Listing start

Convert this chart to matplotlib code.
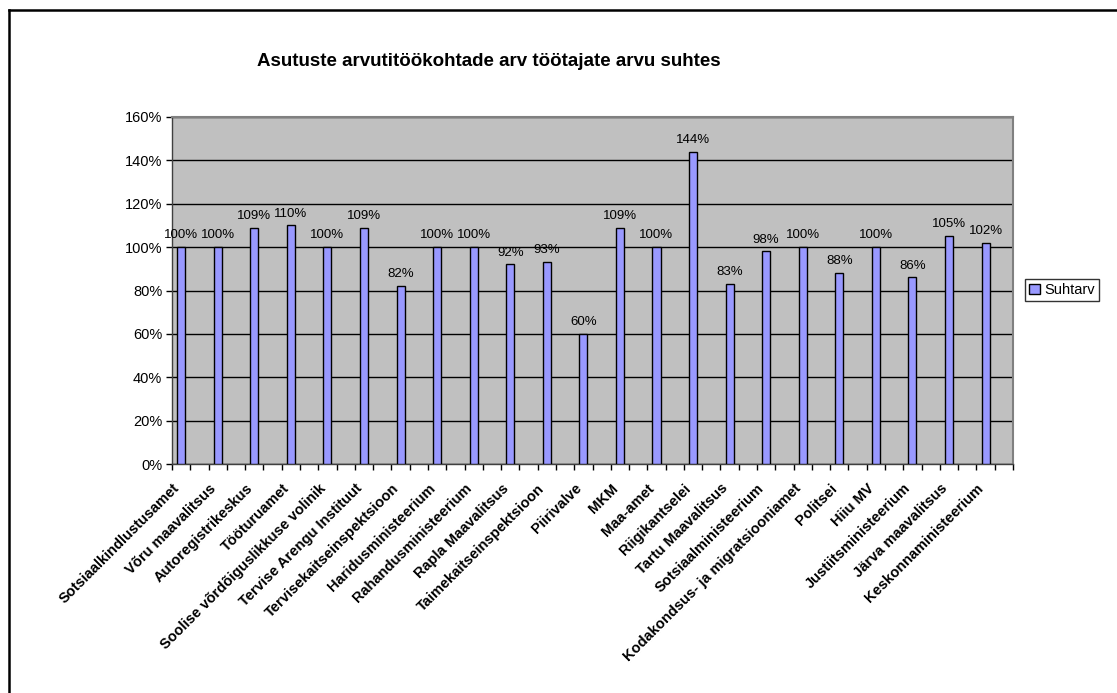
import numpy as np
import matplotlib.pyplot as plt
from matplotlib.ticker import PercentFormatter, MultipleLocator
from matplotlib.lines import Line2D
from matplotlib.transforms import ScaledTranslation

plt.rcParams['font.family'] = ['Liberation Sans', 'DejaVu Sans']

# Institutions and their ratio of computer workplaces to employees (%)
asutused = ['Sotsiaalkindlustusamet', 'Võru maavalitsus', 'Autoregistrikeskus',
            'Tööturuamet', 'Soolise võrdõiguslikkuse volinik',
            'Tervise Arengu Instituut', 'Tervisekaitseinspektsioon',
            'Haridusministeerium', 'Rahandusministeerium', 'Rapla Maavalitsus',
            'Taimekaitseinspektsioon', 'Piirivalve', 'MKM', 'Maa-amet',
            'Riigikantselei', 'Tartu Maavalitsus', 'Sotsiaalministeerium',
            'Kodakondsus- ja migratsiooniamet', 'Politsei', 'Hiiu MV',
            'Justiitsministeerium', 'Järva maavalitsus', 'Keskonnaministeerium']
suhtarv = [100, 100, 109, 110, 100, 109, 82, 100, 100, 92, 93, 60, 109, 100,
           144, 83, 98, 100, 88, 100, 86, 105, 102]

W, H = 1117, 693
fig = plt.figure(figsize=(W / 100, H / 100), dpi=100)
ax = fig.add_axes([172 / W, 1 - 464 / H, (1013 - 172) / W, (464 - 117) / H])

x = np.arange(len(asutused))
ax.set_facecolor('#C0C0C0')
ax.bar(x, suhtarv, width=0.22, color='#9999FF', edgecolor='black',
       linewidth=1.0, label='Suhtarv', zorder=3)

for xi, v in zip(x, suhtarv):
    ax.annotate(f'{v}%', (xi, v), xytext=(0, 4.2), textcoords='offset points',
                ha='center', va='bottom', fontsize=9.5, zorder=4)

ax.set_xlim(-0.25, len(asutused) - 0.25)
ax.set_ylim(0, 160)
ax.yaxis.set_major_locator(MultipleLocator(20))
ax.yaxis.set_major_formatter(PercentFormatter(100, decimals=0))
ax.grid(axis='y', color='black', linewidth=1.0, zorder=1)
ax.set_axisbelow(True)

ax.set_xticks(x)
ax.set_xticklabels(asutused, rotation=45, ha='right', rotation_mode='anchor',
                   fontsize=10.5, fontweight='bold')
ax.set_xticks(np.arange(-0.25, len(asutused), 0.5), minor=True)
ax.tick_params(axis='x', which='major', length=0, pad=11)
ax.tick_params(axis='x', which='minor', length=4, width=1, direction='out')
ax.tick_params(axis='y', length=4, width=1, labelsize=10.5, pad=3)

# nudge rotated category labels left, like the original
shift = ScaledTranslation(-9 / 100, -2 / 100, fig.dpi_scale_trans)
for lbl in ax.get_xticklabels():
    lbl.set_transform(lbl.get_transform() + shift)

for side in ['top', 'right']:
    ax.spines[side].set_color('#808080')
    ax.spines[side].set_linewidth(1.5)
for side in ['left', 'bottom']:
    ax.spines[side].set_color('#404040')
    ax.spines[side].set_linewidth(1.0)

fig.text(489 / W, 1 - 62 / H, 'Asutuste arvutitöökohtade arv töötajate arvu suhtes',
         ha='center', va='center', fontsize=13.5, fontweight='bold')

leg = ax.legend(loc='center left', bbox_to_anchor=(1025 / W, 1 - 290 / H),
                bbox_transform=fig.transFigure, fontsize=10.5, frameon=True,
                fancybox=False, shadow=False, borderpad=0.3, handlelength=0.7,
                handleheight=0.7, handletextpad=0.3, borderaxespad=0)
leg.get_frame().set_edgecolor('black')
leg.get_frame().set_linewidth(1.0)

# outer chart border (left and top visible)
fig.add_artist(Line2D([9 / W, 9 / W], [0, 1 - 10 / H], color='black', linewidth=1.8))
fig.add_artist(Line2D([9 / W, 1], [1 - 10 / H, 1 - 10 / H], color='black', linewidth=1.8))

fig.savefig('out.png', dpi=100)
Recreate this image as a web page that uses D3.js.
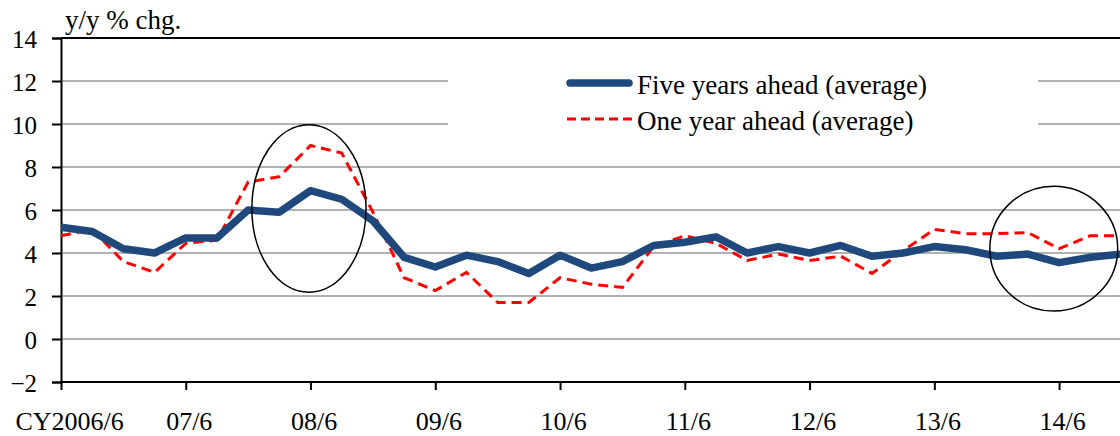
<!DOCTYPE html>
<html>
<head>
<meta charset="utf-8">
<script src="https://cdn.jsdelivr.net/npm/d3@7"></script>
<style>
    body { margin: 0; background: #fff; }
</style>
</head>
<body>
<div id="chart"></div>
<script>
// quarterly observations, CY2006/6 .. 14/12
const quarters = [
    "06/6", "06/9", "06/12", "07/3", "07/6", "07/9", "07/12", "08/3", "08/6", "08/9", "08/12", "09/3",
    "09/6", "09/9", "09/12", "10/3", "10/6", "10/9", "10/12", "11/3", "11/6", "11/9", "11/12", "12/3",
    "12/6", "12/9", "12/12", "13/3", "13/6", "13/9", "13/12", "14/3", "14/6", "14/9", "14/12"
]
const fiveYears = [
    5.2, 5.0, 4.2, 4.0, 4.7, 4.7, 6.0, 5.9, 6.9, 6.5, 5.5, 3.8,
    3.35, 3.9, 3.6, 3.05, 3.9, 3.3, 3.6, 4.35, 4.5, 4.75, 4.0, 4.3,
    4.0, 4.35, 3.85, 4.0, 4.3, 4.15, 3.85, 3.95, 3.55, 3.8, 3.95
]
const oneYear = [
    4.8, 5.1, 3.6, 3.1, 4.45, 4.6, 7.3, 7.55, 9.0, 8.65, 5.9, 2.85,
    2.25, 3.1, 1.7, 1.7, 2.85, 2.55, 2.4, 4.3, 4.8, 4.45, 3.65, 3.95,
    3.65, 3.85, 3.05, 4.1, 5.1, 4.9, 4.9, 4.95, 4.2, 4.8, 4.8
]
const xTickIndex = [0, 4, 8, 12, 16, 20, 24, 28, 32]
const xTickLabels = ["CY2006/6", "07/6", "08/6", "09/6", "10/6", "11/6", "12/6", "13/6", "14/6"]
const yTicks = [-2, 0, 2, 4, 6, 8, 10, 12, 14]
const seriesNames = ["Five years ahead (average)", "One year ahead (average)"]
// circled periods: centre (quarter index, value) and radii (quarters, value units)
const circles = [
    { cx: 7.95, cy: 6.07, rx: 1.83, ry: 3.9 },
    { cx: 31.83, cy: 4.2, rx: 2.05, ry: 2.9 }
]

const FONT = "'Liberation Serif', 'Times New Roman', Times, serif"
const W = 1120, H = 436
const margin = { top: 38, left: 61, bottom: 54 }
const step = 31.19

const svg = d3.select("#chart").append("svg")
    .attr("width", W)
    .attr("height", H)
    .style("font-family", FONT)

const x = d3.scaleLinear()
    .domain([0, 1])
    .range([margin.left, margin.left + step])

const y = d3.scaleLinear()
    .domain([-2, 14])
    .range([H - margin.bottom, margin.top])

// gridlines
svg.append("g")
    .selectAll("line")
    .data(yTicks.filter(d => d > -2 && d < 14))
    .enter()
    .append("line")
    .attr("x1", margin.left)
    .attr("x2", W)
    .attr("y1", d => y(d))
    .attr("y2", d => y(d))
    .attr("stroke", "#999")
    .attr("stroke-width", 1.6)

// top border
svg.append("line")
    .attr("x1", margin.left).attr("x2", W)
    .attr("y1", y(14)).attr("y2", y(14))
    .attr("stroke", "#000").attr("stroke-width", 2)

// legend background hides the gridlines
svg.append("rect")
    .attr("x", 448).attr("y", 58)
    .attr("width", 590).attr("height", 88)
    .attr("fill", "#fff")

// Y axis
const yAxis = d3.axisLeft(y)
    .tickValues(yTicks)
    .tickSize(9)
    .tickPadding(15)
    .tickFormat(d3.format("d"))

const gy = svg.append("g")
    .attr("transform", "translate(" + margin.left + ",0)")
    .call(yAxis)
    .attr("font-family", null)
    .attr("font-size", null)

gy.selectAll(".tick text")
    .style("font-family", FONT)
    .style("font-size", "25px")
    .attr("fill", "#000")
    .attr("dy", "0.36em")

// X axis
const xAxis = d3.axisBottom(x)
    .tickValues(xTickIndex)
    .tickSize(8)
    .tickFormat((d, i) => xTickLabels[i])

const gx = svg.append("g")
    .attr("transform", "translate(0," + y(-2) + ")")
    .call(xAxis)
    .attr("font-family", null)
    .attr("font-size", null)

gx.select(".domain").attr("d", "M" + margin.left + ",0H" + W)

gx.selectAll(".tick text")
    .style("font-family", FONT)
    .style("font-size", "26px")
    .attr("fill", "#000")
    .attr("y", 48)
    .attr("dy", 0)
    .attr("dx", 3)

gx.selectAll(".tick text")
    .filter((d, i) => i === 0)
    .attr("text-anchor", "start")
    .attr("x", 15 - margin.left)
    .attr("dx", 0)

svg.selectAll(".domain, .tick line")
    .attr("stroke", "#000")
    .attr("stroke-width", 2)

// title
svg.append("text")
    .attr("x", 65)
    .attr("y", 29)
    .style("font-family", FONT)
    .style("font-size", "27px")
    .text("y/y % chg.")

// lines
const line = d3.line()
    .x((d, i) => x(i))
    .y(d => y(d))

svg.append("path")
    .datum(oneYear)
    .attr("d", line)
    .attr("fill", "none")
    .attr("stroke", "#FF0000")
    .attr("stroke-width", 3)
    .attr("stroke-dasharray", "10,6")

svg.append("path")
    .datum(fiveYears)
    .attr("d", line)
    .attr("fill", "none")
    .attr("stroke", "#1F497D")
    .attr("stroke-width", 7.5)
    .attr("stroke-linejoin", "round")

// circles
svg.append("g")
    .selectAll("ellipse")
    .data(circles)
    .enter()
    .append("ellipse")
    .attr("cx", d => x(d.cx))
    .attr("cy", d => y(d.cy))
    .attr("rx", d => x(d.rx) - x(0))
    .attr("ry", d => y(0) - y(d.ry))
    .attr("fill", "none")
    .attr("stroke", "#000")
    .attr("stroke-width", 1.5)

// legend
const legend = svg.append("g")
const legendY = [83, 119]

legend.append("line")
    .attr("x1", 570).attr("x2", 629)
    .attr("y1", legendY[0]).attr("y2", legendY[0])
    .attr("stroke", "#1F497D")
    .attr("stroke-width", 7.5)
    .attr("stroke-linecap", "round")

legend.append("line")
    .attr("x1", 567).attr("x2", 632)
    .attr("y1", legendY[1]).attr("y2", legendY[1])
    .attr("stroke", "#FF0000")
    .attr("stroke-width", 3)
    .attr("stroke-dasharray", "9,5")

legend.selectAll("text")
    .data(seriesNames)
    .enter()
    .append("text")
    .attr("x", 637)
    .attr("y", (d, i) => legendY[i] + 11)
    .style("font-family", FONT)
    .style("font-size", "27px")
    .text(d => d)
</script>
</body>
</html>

Listing end

# What to work on
Print, exactly as written, the lines above from the first one to the one containing "ha='center', va='bottom', fontsize=9.5, zorder=4)". Leave out pictures.

# Finished exercise
Convert this chart to matplotlib code.
import numpy as np
import matplotlib.pyplot as plt
from matplotlib.ticker import PercentFormatter, MultipleLocator
from matplotlib.lines import Line2D
from matplotlib.transforms import ScaledTranslation

plt.rcParams['font.family'] = ['Liberation Sans', 'DejaVu Sans']

# Institutions and their ratio of computer workplaces to employees (%)
asutused = ['Sotsiaalkindlustusamet', 'Võru maavalitsus', 'Autoregistrikeskus',
            'Tööturuamet', 'Soolise võrdõiguslikkuse volinik',
            'Tervise Arengu Instituut', 'Tervisekaitseinspektsioon',
            'Haridusministeerium', 'Rahandusministeerium', 'Rapla Maavalitsus',
            'Taimekaitseinspektsioon', 'Piirivalve', 'MKM', 'Maa-amet',
            'Riigikantselei', 'Tartu Maavalitsus', 'Sotsiaalministeerium',
            'Kodakondsus- ja migratsiooniamet', 'Politsei', 'Hiiu MV',
            'Justiitsministeerium', 'Järva maavalitsus', 'Keskonnaministeerium']
suhtarv = [100, 100, 109, 110, 100, 109, 82, 100, 100, 92, 93, 60, 109, 100,
           144, 83, 98, 100, 88, 100, 86, 105, 102]

W, H = 1117, 693
fig = plt.figure(figsize=(W / 100, H / 100), dpi=100)
ax = fig.add_axes([172 / W, 1 - 464 / H, (1013 - 172) / W, (464 - 117) / H])

x = np.arange(len(asutused))
ax.set_facecolor('#C0C0C0')
ax.bar(x, suhtarv, width=0.22, color='#9999FF', edgecolor='black',
       linewidth=1.0, label='Suhtarv', zorder=3)

for xi, v in zip(x, suhtarv):
    ax.annotate(f'{v}%', (xi, v), xytext=(0, 4.2), textcoords='offset points',
                ha='center', va='bottom', fontsize=9.5, zorder=4)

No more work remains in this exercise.